Streetcar remains one of the great American films with the script and the acting its huge achievements. Unfortunately, though, when people think of Kazan’s films and especially On the Waterfront (1954), they remember Kazan’s shameful capitulation to the House Un-American Activities Committee in 1951. Brando called it “finking“ on his friends, and even when Kazan received a Lifetime Achievement award in 1999 many slammed the Motion Picture Academy for so recognizing him.
In 1951 HUAC was riding high on the crest of the anti-Communism prompted by the start of the Cold War in the late ‘40s. By forcing people in the movie and other industries (including college professors) to confess publicly that they had once belonged to the Communist Party or other left-wing organizations, they savaged careers and ruined lives. It was a shameful and foolish episode in America’s history, culminating in the rise and fall of the conman Joseph McCarthy.
In Hollywood, those called on to confess their errors faced a difficult choice: fight, flight, or surrender. Those who resisted (by pleading the Fifth Amendment) and those who fled to Europe were jailed or blacklisted from the American film industry. America lost some fine talents: Jules Dassin, Abraham Polonsky, John Howard Lawson, Dalton Trumbo, Ring Lardner Jr., Edward Dmytryk, and many others.

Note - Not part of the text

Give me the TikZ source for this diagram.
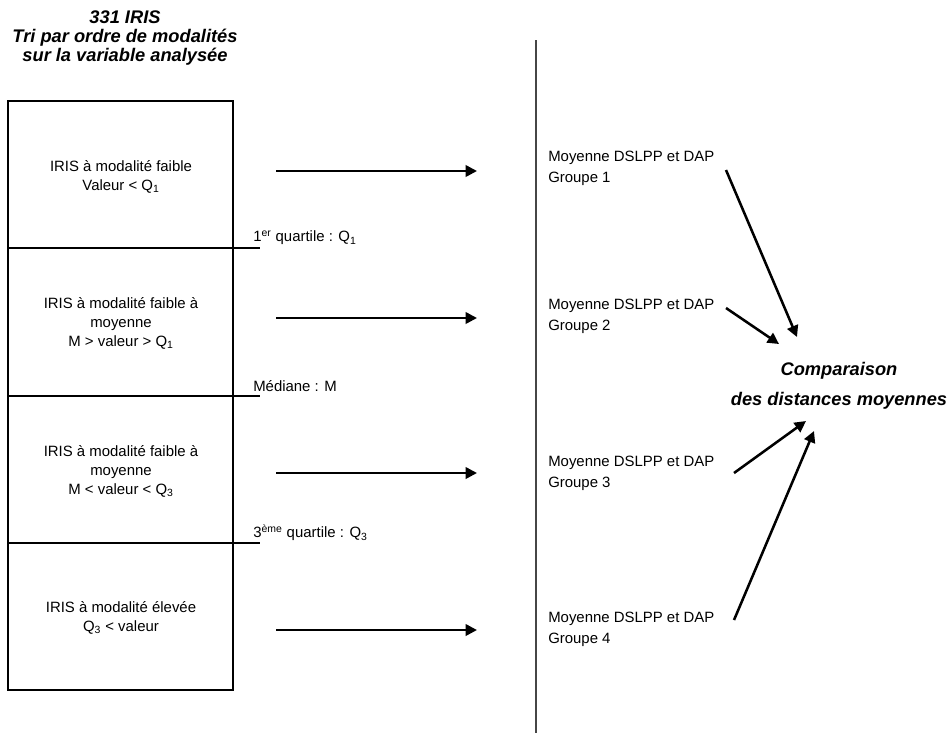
\documentclass[tikz,border=0pt]{standalone}
\usepackage{fontspec}
\setmainfont{Liberation Sans}
\usepackage{tikz}
\usetikzlibrary{arrows.meta}
\definecolor{inkblack}{RGB}{0,0,0}
\definecolor{rulegray}{RGB}{70,70,70}
\tikzset{
  title-text/.style={font=\fontsize{13.7}{14.3}\selectfont\bfseries\itshape, align=center, inner sep=0pt},
  row-text/.style={font=\fontsize{11.2}{14.2}\selectfont, align=center, inner sep=0pt},
  group-text/.style={font=\fontsize{11.2}{15.5}\selectfont, align=left, inner sep=0pt, anchor=west},
  cut-text/.style={font=\fontsize{11.2}{13}\selectfont, inner sep=0pt, anchor=west},
  frame-line/.style={draw=inkblack, line width=0.8pt},
  flow-arrow/.style={-{Triangle[length=8.5pt, width=8.5pt]}, line width=1.9pt, draw=inkblack},
  divider-line/.style={draw=rulegray, line width=1pt}
}

\begin{document}
\begin{tikzpicture}[x=0.75pt, y=-0.75pt]
\useasboundingbox (0,0) rectangle (952,733);
% heading
\node[title-text] (heading) at (125,38) {331 IRIS\\Tri par ordre de modalités\\sur la variable analysée};
% column of IRIS, cut by the quartiles
\draw[frame-line] (8,101) rectangle (233,690);
\foreach \cy/\lbl/\i in {248/{1\textsuperscript{er} quartile : Q\textsubscript{1}}/1,
  396/{Médiane : M}/2,
  543/{3\textsuperscript{ème} quartile : Q\textsubscript{3}}/3}{
  \draw[frame-line] (8,\cy) -- (260,\cy);
  \node[cut-text] (cut\i) at (253,\cy-10) {\lbl};
}
% separation
\draw[divider-line] (536,40) -- (536,733);
% rows
\foreach \ty/\txt/\ay/\gy/\i in {%
  177/{IRIS à modalité faible\\Valeur < Q\textsubscript{1}}/171/168.5/1,%
  323/{IRIS à modalité faible à\\moyenne\\M > valeur > Q\textsubscript{1}}/318/316.5/2,%
  471/{IRIS à modalité faible à\\moyenne\\M < valeur < Q\textsubscript{3}}/473/473.5/3,%
  618/{IRIS à modalité élevée\\Q\textsubscript{3} < valeur}/630/629/4%
}{
  \node[row-text] (row\i) at (121,\ty) {\txt};
  \coordinate (h\i-a) at (276,\ay);
  \coordinate (h\i-b) at (477,\ay);
  \draw[flow-arrow] (h\i-a) -- (h\i-b);
  \node[group-text] (grp\i) at (548,\gy) {Moyenne DSLPP et DAP\\Groupe \i};
}
% comparison
\node[title-text, font=\fontsize{13.7}{22.5}\selectfont\bfseries\itshape] (comp) at (839,386) {Comparaison\\des distances moyennes};
\foreach \sx/\sy/\ex/\ey/\i in {726/170/797/337/1, 726/308/779/344/2, 734/473/806/421/3, 734/620/814/431/4}{
  \coordinate (s\i) at (\sx,\sy);
  \coordinate (e\i) at (\ex,\ey);
  \draw[flow-arrow] (s\i) -- (e\i);
}
\end{tikzpicture}
\end{document}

Kazan had been told by the studio bosses that if he refused to testify he would never make another film in America, and he desperately wanted to make movies. Directing was his life. John Lahr quotes a conversation Kazan had with Arthur Miller before his decision: “If he refused to testify, he told Miller, he would say to himself, “What the hell am I giving all this up for? To defend a secrecy I didn't think right and to defend people who'd already been named or would soon be by someone else?” That is, the committee already knew who had been communists. They just wanted prominent people to confess the error of their previous thinking and conform to what the government now thought they should think. I can understand Kazan’s choice but I cannot approve of it, even though I wonder, if I myself had been faced with the same choice, what I would have done.